ROBOT-PROOFING TODAY’S KIDS

Upwards of 50% of jobs are slated for replacement over the next decades, at least in the West, thanks to robots with AI, Artificial Intelligence. Soon there will be autonomous trucks with no truck drivers inside them. Where are the truckers going to go? Soon, I imagine, my UPS truck will back into my driveway and some buzzing drone will emerge from it to deposit my package on the porch.

I’ll miss my UPS man. Where will he go? How will he support his family?

In Bangalore, India, endless droves of hopeful young people arrive every day to work in tech. They sit in cubicles and try to learn American English. What will happen to all of them and their upwardly mobile dreams when AI is so smart that it can understand any question, speak with a Midwest accent and make the sale without a human involved? All those cubicles will empty out. Do those young people head back to the impoverished countryside they happily escaped? If they refuse to go, are they given a permanent stipend simply for existing? No work, but enough money to stay on in Bangalore, go to restaurants and eventually raise kids? And if there is no stipend, what are the implications? Will those former workers, now hungry, dispirited and homeless, sit back and take it?

The whole thing is a formula for disaster and increasing street revolutions, if you ask me.  Why is the U.S. suffering from our current opioid epidemic? If you can’t find a job and have no hope for the future, you might as well get high and forget your daily misery. It doesn’t help that big pharma dumps millions of pills into already economically depressed regions to rake in those incredibly ugly dollars.

Now, with AI on the way, prepare for that basic candidate pool of unemployed and hopeless folks to grow even larger.

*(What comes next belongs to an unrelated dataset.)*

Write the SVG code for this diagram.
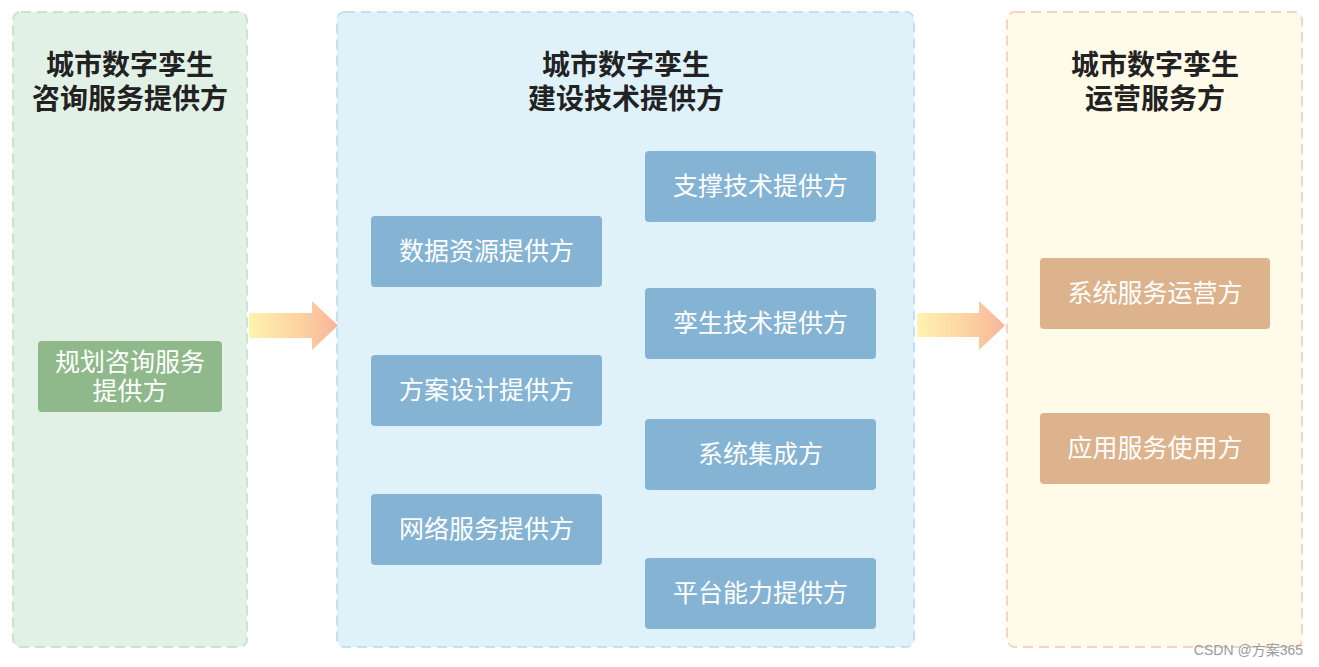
<svg xmlns="http://www.w3.org/2000/svg" width="1319" height="667" viewBox="0 0 1319 667">
<style>
.title{font-family:"Noto Sans CJK SC","Noto Sans",sans-serif;font-size:28px;font-weight:bold;fill:#222;text-anchor:middle}
.lbl{font-family:"Noto Sans CJK SC","Noto Sans",sans-serif;font-size:25px;fill:#fff;text-anchor:middle}
.blue{fill:#85b3d3}
.panel{stroke-width:2;stroke-dasharray:10 6}
</style>
<defs>
<linearGradient id="ag" x1="0" y1="0" x2="1" y2="0">
<stop offset="0" stop-color="#fff3b0"/>
<stop offset="0.5" stop-color="#fdd7a2"/>
<stop offset="1" stop-color="#f8b59a"/>
</linearGradient>
</defs>
<rect width="1319" height="667" fill="#fff"/>
<g id="panel-consult">
<rect class="panel" x="13" y="12" width="234" height="635" rx="8" fill="#e2f1e6" stroke="#c8e3cf"/>
<text class="title" x="130" y="75">城市数字孪生</text>
<text class="title" x="130" y="109">咨询服务提供方</text>
</g>
<g id="panel-build">
<rect class="panel" x="337" y="12" width="577" height="635" rx="8" fill="#dff2fa" stroke="#bfe2f2"/>
<text class="title" x="626" y="75">城市数字孪生</text>
<text class="title" x="626" y="109">建设技术提供方</text>
</g>
<g id="panel-ops">
<rect class="panel" x="1007" y="12" width="295" height="635" rx="8" fill="#fffbe8" stroke="#f8d3c4"/>
<text class="title" x="1155" y="75">城市数字孪生</text>
<text class="title" x="1155" y="109">运营服务方</text>
</g>
<g id="node-plan">
<rect x="38" y="341" width="184" height="71" rx="4" fill="#8fb98b"/>
<text class="lbl" x="130" y="371">规划咨询服务</text>
<text class="lbl" x="130" y="400">提供方</text>
</g>
<g id="node-data"><rect class="blue" x="371" y="216" width="231" height="71" rx="4"/><text class="lbl" x="486.5" y="260">数据资源提供方</text></g>
<g id="node-design"><rect class="blue" x="371" y="355" width="231" height="71" rx="4"/><text class="lbl" x="486.5" y="399">方案设计提供方</text></g>
<g id="node-network"><rect class="blue" x="371" y="494" width="231" height="71" rx="4"/><text class="lbl" x="486.5" y="538">网络服务提供方</text></g>
<g id="node-support"><rect class="blue" x="645" y="151" width="231" height="71" rx="4"/><text class="lbl" x="760.5" y="195">支撑技术提供方</text></g>
<g id="node-twin"><rect class="blue" x="645" y="288" width="231" height="71" rx="4"/><text class="lbl" x="760.5" y="332">孪生技术提供方</text></g>
<g id="node-integrate"><rect class="blue" x="645" y="419" width="231" height="71" rx="4"/><text class="lbl" x="760.5" y="463">系统集成方</text></g>
<g id="node-platform"><rect class="blue" x="645" y="558" width="231" height="71" rx="4"/><text class="lbl" x="760.5" y="602">平台能力提供方</text></g>
<g id="node-sysops"><rect x="1040" y="258" width="230" height="71" rx="4" fill="#dcb38c"/><text class="lbl" x="1155" y="302">系统服务运营方</text></g>
<g id="node-appuse"><rect x="1040" y="413" width="230" height="71" rx="4" fill="#dcb38c"/><text class="lbl" x="1155" y="457">应用服务使用方</text></g>
<g id="connectors">
<polygon points="249,313 312,313 312,301 338,325.5 312,350 312,338 249,338" fill="url(#ag)"/>
<polygon points="917,313 979,313 979,301 1005,325.5 979,350 979,337 917,337" fill="url(#ag)"/>
</g>
<text x="1303" y="655" font-family="'Liberation Sans','Noto Sans CJK SC',sans-serif" font-size="14" fill="#9a9a9a" text-anchor="end">CSDN @方案365</text>
</svg>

However, 50% of the jobs will be left, supposedly. To compete for them, what do American students need to learn?

In his 2017 book Robot-Proof, Northeastern University president Joseph Aoun says that what’s most important is to educate college students to invent, to create and to discover, not to fill their minds with facts. In other words, to end up creative and flexible enough to find something to do in life that even the cleverest AI can’t figure out.

That calls to mind a famous quote from Albert Einstein.

“If you want your children to be intelligent, read them fairy tales. If you want them to be more intelligent, read them more fairy tales.”